A small sketch of what i did until now:
$\displaystyle\int_{\color{red}{1}} ^{\color{red}{y}}\sqrt{4x^2-y^2} dx = $
$\displaystyle\int_{\color{red}{1}} ^{\color{red}{y}}\displaystyle\frac{4x^2}{\sqrt{4x^2-y^2}}dx – \displaystyle\int_{\color{red}{1}} ^{\color{red}{y}}\displaystyle\frac{y^2}{\sqrt{4x^2-y^2}}dx = $
$
4\left(\displaystyle\frac{x^2}{\sqrt{4x^2-y^2}} -\displaystyle\frac{1}{4}\displaystyle\int \sqrt{4x^2-y^2}dx\right)-y^2\displaystyle\frac{y}{2|y|}\arcsin\left(\displaystyle\frac{2}{y}x \right) $
$\implies \displaystyle\int_{\color{red}{1}} ^{\color{red}{y}}\sqrt{4x^2-y^2} dx = $
$\displaystyle\frac{1}{2}\left(\displaystyle\frac{4x^2}{\sqrt{4x^2-y^2}}-y^2\displaystyle\frac{y}{2|y|}\arcsin\left(\displaystyle\frac{2}{y}x \right) \right)$.
[wrong]
And it seems that after I evaluate the last one i get $\displaystyle\frac{y^2}{\sqrt{3y^2}} = \displaystyle\frac{y^2}{\sqrt{3}|y|}$
Then if I solve the integral of the expresion above for x I get $\displaystyle\frac{1}{2\sqrt{3}}$ if $y>0$ and $\displaystyle\frac{-1}{2\sqrt{3}}$ if $y<0$.[/wrong]

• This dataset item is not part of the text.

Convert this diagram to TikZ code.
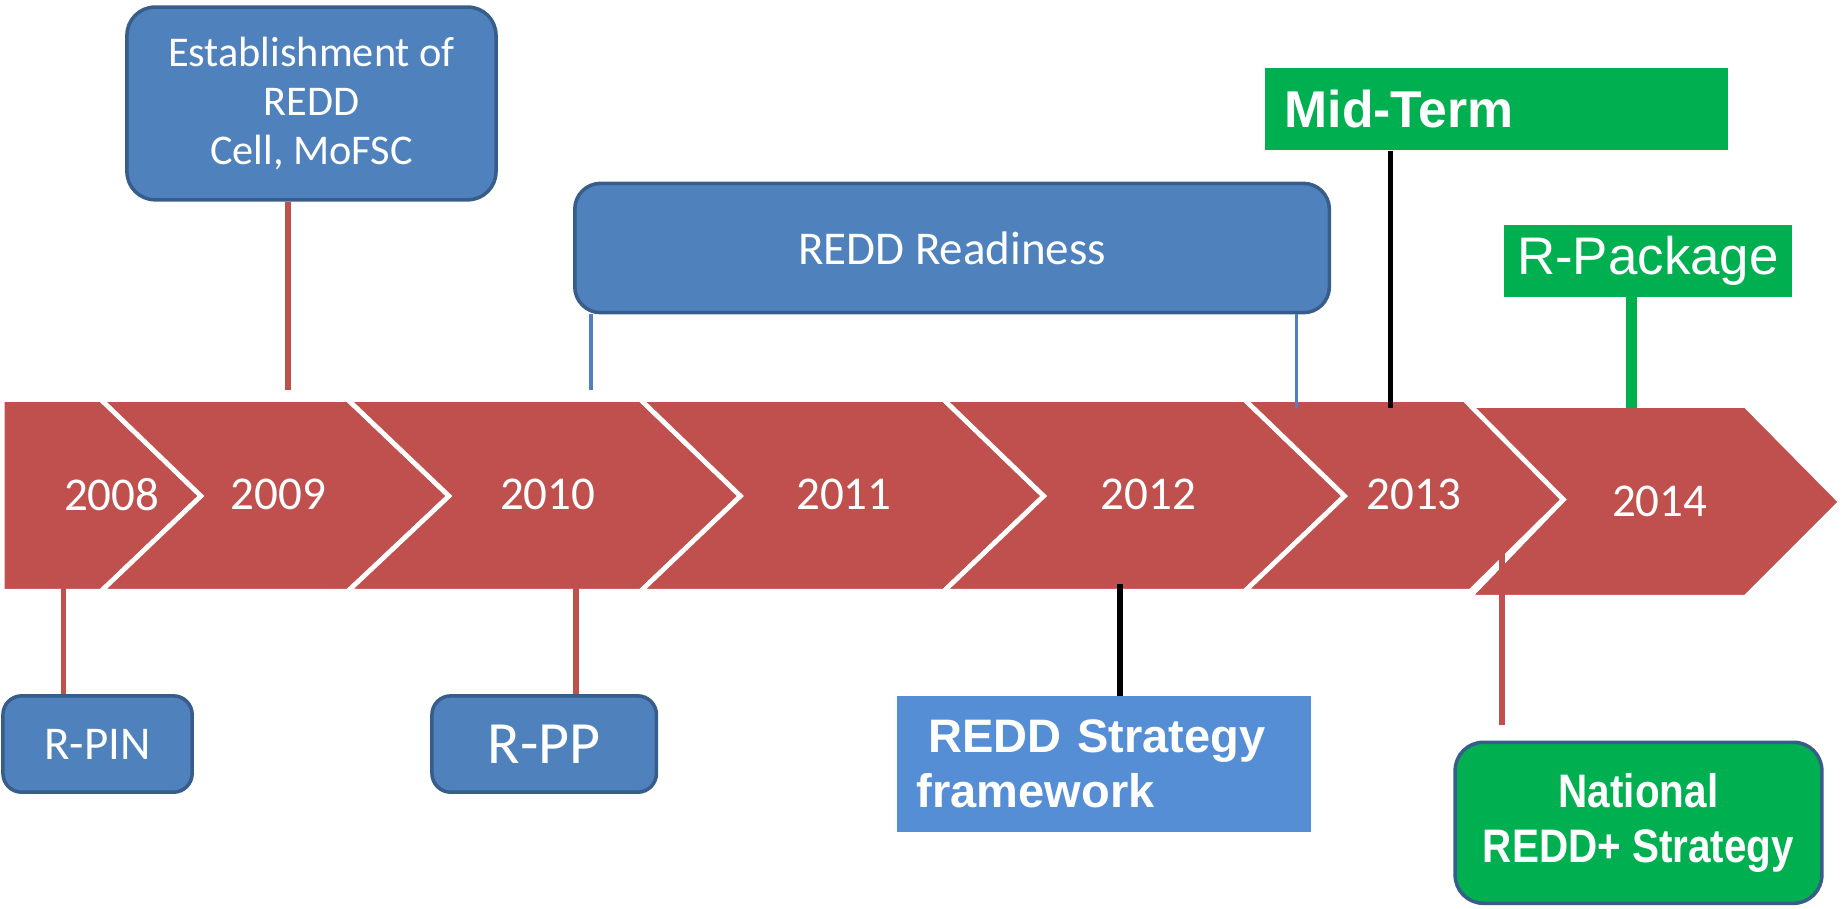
\documentclass[tikz,border=0pt]{standalone}
\usepackage{fontspec}
\setmainfont{Carlito}
\newfontfamily\arialfont{Liberation Sans}
\newfontfamily\narrowfont{Liberation Sans}[FakeStretch=0.86]
\usepackage{tikz}
\definecolor{bandred}{RGB}{192,80,77}
\definecolor{boxblue}{RGB}{79,129,189}
\definecolor{boxedge}{RGB}{56,93,138}
\definecolor{lightblue}{RGB}{85,142,213}
\definecolor{markgreen}{RGB}{0,176,80}
\tikzset{
    band/.style={
        fill=bandred,
        draw=white,
        line width=2pt
    },
    yearlabel/.style={
        text=white,
        font=\fontsize{20}{24}\selectfont
    },
    roundbox/.style={
        rectangle,
        rounded corners=9pt,
        draw=boxedge,
        line width=1.5pt,
        fill=boxblue,
        text=white,
        align=center,
        font=\fontsize{20}{24}\selectfont
    },
    greenbox/.style={
        rectangle,
        fill=markgreen,
        text=white
    },
    redstalk/.style={
        draw=bandred,
        line width=2.5pt
    },
    bluestalk/.style={
        draw=boxblue,
        line width=1.5pt
    },
    blackstalk/.style={
        draw=black,
        line width=2.5pt
    },
    greenstalk/.style={
        draw=markgreen,
        line width=4.5pt
    }
}
\begin{document}
\begin{tikzpicture}[x=0.5pt, y=-0.5pt]

\useasboundingbox (0,0) rectangle (1568,773);

% Year chevrons
\path[band] (2,340) -- (86,340) -- (171,422) -- (86,503) -- (2,503) -- cycle;
\path[band] (86,340) -- (296,340) -- (382,422) -- (296,503) -- (86,503) -- (171,422) -- cycle;
\path[band] (296,340) -- (545,340) -- (630,422) -- (545,503) -- (296,503) -- (382,422) -- cycle;
\path[band] (545,340) -- (803,340) -- (888,422) -- (803,503) -- (545,503) -- (630,422) -- cycle;
\path[band] (803,340) -- (1059,340) -- (1144,422) -- (1059,503) -- (803,503) -- (888,422) -- cycle;
\path[band] (1246,345) -- (1485,345) -- (1566,427) -- (1485,508) -- (1250,508) -- (1330,425) -- cycle;
\path[band] (1059,340) -- (1246,340) -- (1330,425) -- (1251,503) -- (1059,503) -- (1144,422) -- cycle;

\node[yearlabel] (y2008) at (95,421) {2008};
\node[yearlabel] (y2009) at (237,421) {2009};
\node[yearlabel] (y2010) at (466,421) {2010};
\node[yearlabel] (y2011) at (718,421) {2011};
\node[yearlabel] (y2012) at (977,421) {2012};
\node[yearlabel] (y2013) at (1203,421) {2013};
\node[yearlabel] (y2014) at (1412,427) {2014};

% Milestones above
\node[roundbox, minimum width=157pt, minimum height=82pt, rounded corners=12pt, font=\fontsize{18}{21}\selectfont] (est) at (265,88) {Establishment of\\REDD\\Cell, MoFSC};
\node[roundbox, minimum width=321pt, minimum height=55pt, rounded corners=11pt] (ready) at (810,211) {REDD Readiness};
\node[greenbox, minimum width=197pt, minimum height=35pt, text width=180pt, align=left, font=\arialfont\bfseries\fontsize{22}{26}\selectfont] (mid) at (1273,93) {Mid-Term};
\node[greenbox, minimum width=122.5pt, minimum height=30.5pt, font=\arialfont\fontsize{22.5}{27}\selectfont] (rpkg) at (1402,222) {R-Package};

% Milestones below
\node[roundbox, minimum width=80.5pt, minimum height=41pt, rounded corners=8pt] (rpin) at (83,633) {R-PIN};
\node[roundbox, minimum width=95.5pt, minimum height=41pt, rounded corners=8pt, font=\fontsize{25.5}{30}\selectfont] (rpp) at (463,633) {R-PP};
\node[rectangle, fill=lightblue, text=white, minimum width=176pt, minimum height=57.5pt, text width=159pt, align=left, font=\arialfont\bfseries\fontsize{20}{23.5}\selectfont] (strat) at (939,650) {\hspace*{5pt}REDD Strategy\\framework};
\node[roundbox, fill=markgreen, minimum width=156pt, minimum height=68.5pt, rounded corners=12pt, font=\narrowfont\bfseries\fontsize{20}{23.5}\selectfont] (nat) at (1394,700) {National\\REDD+ Strategy};

% Stalk ends on the band
\coordinate (e09) at (245,332);
\coordinate (r10) at (503,332);
\coordinate (r12) at (1103,347);
\coordinate (m13) at (1183,347);
\coordinate (p14) at (1388,347);
\coordinate (i08) at (54,487);
\coordinate (p10) at (490,477);
\coordinate (s12) at (953,497);
\coordinate (n14) at (1278,460);

% Connections
\draw[redstalk] (est.south -| e09) -- (e09);
\draw[bluestalk] (ready.south -| r10) -- (r10);
\draw[bluestalk] (ready.south -| r12) -- (r12);
\draw[blackstalk] (mid.south -| m13) -- (m13);
\draw[greenstalk] (rpkg.south -| p14) -- (p14);
\draw[redstalk] (i08) -- (rpin.north -| i08);
\draw[redstalk] (p10) -- (rpp.north -| p10);
\draw[blackstalk] (s12) -- (strat.north -| s12);
\draw[redstalk, shorten >=6.5pt] (n14) -- (nat.north -| n14);

\end{tikzpicture}
\end{document}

I'm almost sure i made a mistake somewhere. Can someone find any errors?
Best Answer
I am posting this about finding the proper limits not to solve the definite integrals. We have $$D = \{(x,y)\in\mathbb{R}^2: 0\leq x \leq 1, 0\leq y \leq x\}$$ and it seems you want to change the order of the integrals. OK! As you might already do, the following plot makes the region of $D$ clear.
Changing the order of integrals makes $y$ to be the outer variable and $x$ to be the inner one. As you see $D$, I made a line parallel to $x$ -axe intersecting the region. Now if we read the points (follow the arrows), the line enters in with $x=y$ and enters out with $x=1$, so we have $$x|_{y}^1,~~y|_{0}^1$$ It seems switching the limits for $y$ is needed in your second integrals.